Painting the World: My Year-Long Experiment

This is my new favorite rooftop perch, by Catedral Metropolitana and Palacio Nacional in Ciudad México. 

Catedral Metropolitana and Palacio Nacional, Ciudad de México.
Catedral Metropolitana and Palacio Nacional, Ciudad de México.

I couldn’t stop painting it last month. When I quit my job at Harvard to make art and wound up in Mexico City (CDMX). 

CDMX was magic for rethinking what it means to be an artist. The people are so friendly, I played songs in the streets that no one had heard me perform before because I´d been too shy to make noise outside my shower.

Other than throwing you into new circumstances where you meet nice people, three things about travel make art-making easier.
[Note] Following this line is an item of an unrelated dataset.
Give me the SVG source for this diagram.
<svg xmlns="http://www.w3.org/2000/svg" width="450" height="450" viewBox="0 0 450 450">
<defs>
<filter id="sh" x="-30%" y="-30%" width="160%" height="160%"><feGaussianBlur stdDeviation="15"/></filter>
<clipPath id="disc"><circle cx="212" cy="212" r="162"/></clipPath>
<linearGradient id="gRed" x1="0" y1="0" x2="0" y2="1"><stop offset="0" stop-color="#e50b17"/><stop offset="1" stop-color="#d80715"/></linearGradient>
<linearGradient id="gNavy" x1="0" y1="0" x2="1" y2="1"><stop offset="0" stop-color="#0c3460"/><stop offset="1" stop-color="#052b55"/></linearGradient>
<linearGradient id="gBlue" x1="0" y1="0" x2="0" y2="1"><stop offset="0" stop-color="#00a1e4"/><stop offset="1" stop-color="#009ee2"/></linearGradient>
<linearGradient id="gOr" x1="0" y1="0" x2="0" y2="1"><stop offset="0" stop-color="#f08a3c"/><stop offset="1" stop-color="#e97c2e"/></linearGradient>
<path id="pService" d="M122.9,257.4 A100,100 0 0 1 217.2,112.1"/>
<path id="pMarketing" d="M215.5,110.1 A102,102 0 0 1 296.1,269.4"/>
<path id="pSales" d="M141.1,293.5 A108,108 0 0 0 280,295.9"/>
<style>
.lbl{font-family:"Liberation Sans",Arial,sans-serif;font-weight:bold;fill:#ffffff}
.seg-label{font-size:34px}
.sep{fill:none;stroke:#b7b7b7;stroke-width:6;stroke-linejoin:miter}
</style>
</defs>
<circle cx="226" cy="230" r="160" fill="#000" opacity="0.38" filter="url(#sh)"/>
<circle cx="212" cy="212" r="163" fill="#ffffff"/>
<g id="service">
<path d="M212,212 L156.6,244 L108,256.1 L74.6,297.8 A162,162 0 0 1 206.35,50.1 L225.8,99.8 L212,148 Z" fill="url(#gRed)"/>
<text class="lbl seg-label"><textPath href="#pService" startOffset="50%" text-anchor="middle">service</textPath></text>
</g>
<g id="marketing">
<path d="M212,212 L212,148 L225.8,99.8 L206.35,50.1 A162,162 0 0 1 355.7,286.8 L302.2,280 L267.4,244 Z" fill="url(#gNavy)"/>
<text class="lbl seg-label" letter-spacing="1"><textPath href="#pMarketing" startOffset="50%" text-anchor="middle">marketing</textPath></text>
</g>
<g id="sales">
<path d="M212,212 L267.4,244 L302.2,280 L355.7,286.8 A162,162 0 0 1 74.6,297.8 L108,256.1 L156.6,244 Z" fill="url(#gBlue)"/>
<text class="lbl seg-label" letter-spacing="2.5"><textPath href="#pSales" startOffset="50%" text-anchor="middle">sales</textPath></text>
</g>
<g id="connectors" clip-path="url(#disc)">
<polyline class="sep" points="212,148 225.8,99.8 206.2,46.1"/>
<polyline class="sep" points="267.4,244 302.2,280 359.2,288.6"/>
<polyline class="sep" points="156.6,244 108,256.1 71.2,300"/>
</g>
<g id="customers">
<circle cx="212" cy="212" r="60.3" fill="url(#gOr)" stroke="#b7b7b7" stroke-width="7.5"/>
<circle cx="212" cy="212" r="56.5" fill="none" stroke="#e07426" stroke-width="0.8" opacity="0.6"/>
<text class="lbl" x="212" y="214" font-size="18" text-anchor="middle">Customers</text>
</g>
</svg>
1. Less stuff means more creativity. Making art while traveling is an exercise in learning and relearning that anyone can make art anywhere. The human spirit finds a way. 

Hostel friend enjoys rooftop art.
Hostel friend enjoys rooftop art.

2. Less urgent makes more time for important. The Internet abroad is so spotty that I can write my books instead of staying on top of email. 
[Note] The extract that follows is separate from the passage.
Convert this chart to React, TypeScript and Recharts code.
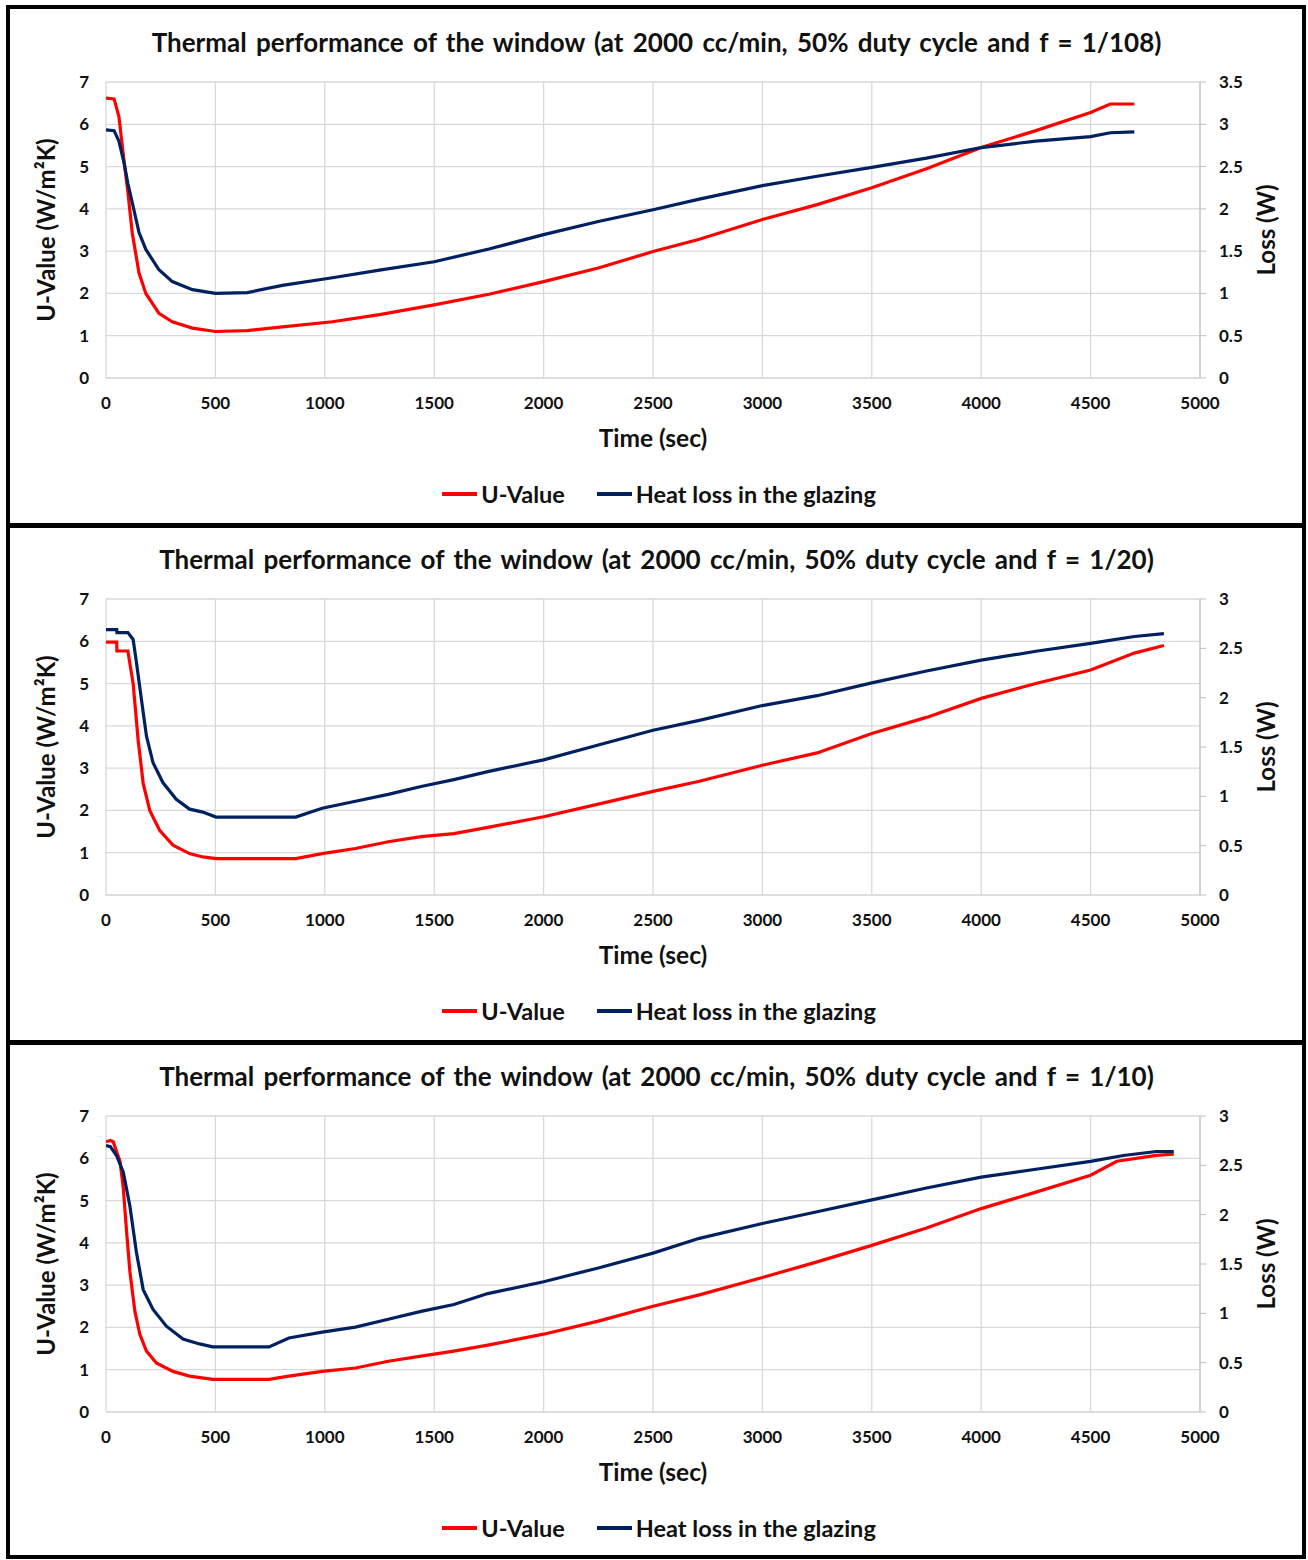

3. Less spending of money enables more spending of time on art. Although it’s counter-intuitive, living abroad is much cheaper than living in the U.S., done right. 

Overall then, travel makes it more instead of less possible to better become myself as an artist. So I´m not coming back. 

Painting the World: The Experiment 

This year, I´m running a new experiment. I’m traveling the world making art. 

I’ll still be Boston-based. 

But, like, on friends’ couches. (Batts eyelashes at Boston friends.) 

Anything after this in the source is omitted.